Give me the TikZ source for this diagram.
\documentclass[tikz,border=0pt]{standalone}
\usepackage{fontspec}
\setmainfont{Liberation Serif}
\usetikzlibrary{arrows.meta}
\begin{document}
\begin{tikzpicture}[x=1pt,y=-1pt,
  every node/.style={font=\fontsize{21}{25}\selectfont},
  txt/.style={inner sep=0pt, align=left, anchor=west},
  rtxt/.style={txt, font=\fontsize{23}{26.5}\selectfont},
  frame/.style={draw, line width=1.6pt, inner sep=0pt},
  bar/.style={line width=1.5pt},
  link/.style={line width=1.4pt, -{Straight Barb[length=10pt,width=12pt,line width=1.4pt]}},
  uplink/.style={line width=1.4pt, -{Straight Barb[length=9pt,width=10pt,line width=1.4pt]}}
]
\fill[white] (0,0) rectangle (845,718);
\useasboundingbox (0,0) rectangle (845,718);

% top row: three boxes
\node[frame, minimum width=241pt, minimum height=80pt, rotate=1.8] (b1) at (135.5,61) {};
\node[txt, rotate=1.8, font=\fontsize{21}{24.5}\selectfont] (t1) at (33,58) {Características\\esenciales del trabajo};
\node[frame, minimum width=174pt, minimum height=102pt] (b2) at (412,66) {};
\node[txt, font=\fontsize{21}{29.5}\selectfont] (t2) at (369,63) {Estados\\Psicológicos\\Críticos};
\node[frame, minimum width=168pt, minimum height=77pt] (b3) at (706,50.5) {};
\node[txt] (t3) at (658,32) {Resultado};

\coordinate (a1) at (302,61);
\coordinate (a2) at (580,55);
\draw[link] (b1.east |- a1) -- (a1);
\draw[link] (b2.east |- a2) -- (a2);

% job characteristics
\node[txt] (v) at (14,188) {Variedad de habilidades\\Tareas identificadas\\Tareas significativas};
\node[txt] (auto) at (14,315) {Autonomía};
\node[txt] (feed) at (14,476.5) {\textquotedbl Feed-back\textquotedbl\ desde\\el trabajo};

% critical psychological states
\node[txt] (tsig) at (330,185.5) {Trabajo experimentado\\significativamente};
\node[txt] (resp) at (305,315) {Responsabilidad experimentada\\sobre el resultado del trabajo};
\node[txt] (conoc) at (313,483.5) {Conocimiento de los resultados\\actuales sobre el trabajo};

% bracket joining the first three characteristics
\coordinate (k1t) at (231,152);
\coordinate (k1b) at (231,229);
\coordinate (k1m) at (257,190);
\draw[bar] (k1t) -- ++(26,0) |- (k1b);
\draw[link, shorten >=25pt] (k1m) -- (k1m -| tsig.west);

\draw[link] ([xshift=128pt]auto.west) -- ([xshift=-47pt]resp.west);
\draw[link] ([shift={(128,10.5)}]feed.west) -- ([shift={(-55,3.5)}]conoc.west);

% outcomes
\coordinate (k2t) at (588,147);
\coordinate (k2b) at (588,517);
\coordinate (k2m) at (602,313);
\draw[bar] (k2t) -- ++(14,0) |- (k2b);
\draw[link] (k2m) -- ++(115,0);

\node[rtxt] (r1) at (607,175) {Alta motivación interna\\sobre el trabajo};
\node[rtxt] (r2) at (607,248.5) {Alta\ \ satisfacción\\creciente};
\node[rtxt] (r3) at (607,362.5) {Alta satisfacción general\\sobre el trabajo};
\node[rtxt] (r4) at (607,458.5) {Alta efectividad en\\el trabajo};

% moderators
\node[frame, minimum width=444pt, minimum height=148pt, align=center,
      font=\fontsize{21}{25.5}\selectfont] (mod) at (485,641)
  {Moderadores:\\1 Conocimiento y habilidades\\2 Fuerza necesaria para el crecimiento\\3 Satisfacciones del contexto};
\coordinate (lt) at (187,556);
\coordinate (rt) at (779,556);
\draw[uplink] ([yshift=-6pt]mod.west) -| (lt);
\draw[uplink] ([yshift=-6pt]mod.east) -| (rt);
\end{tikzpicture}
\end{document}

WRITTEN TASK:
Take the lines above and print them exactly.

ANSWER TO THE EXERCISE:
Give me the TikZ source for this diagram.
\documentclass[tikz,border=0pt]{standalone}
\usepackage{fontspec}
\setmainfont{Liberation Serif}
\usetikzlibrary{arrows.meta}
\begin{document}
\begin{tikzpicture}[x=1pt,y=-1pt,
  every node/.style={font=\fontsize{21}{25}\selectfont},
  txt/.style={inner sep=0pt, align=left, anchor=west},
  rtxt/.style={txt, font=\fontsize{23}{26.5}\selectfont},
  frame/.style={draw, line width=1.6pt, inner sep=0pt},
  bar/.style={line width=1.5pt},
  link/.style={line width=1.4pt, -{Straight Barb[length=10pt,width=12pt,line width=1.4pt]}},
  uplink/.style={line width=1.4pt, -{Straight Barb[length=9pt,width=10pt,line width=1.4pt]}}
]
\fill[white] (0,0) rectangle (845,718);
\useasboundingbox (0,0) rectangle (845,718);

% top row: three boxes
\node[frame, minimum width=241pt, minimum height=80pt, rotate=1.8] (b1) at (135.5,61) {};
\node[txt, rotate=1.8, font=\fontsize{21}{24.5}\selectfont] (t1) at (33,58) {Características\\esenciales del trabajo};
\node[frame, minimum width=174pt, minimum height=102pt] (b2) at (412,66) {};
\node[txt, font=\fontsize{21}{29.5}\selectfont] (t2) at (369,63) {Estados\\Psicológicos\\Críticos};
\node[frame, minimum width=168pt, minimum height=77pt] (b3) at (706,50.5) {};
\node[txt] (t3) at (658,32) {Resultado};

\coordinate (a1) at (302,61);
\coordinate (a2) at (580,55);
\draw[link] (b1.east |- a1) -- (a1);
\draw[link] (b2.east |- a2) -- (a2);

% job characteristics
\node[txt] (v) at (14,188) {Variedad de habilidades\\Tareas identificadas\\Tareas significativas};
\node[txt] (auto) at (14,315) {Autonomía};
\node[txt] (feed) at (14,476.5) {\textquotedbl Feed-back\textquotedbl\ desde\\el trabajo};

% critical psychological states
\node[txt] (tsig) at (330,185.5) {Trabajo experimentado\\significativamente};
\node[txt] (resp) at (305,315) {Responsabilidad experimentada\\sobre el resultado del trabajo};
\node[txt] (conoc) at (313,483.5) {Conocimiento de los resultados\\actuales sobre el trabajo};

% bracket joining the first three characteristics
\coordinate (k1t) at (231,152);
\coordinate (k1b) at (231,229);
\coordinate (k1m) at (257,190);
\draw[bar] (k1t) -- ++(26,0) |- (k1b);
\draw[link, shorten >=25pt] (k1m) -- (k1m -| tsig.west);

\draw[link] ([xshift=128pt]auto.west) -- ([xshift=-47pt]resp.west);
\draw[link] ([shift={(128,10.5)}]feed.west) -- ([shift={(-55,3.5)}]conoc.west);

% outcomes
\coordinate (k2t) at (588,147);
\coordinate (k2b) at (588,517);
\coordinate (k2m) at (602,313);
\draw[bar] (k2t) -- ++(14,0) |- (k2b);
\draw[link] (k2m) -- ++(115,0);

\node[rtxt] (r1) at (607,175) {Alta motivación interna\\sobre el trabajo};
\node[rtxt] (r2) at (607,248.5) {Alta\ \ satisfacción\\creciente};
\node[rtxt] (r3) at (607,362.5) {Alta satisfacción general\\sobre el trabajo};
\node[rtxt] (r4) at (607,458.5) {Alta efectividad en\\el trabajo};

% moderators
\node[frame, minimum width=444pt, minimum height=148pt, align=center,
      font=\fontsize{21}{25.5}\selectfont] (mod) at (485,641)
  {Moderadores:\\1 Conocimiento y habilidades\\2 Fuerza necesaria para el crecimiento\\3 Satisfacciones del contexto};
\coordinate (lt) at (187,556);
\coordinate (rt) at (779,556);
\draw[uplink] ([yshift=-6pt]mod.west) -| (lt);
\draw[uplink] ([yshift=-6pt]mod.east) -| (rt);
\end{tikzpicture}
\end{document}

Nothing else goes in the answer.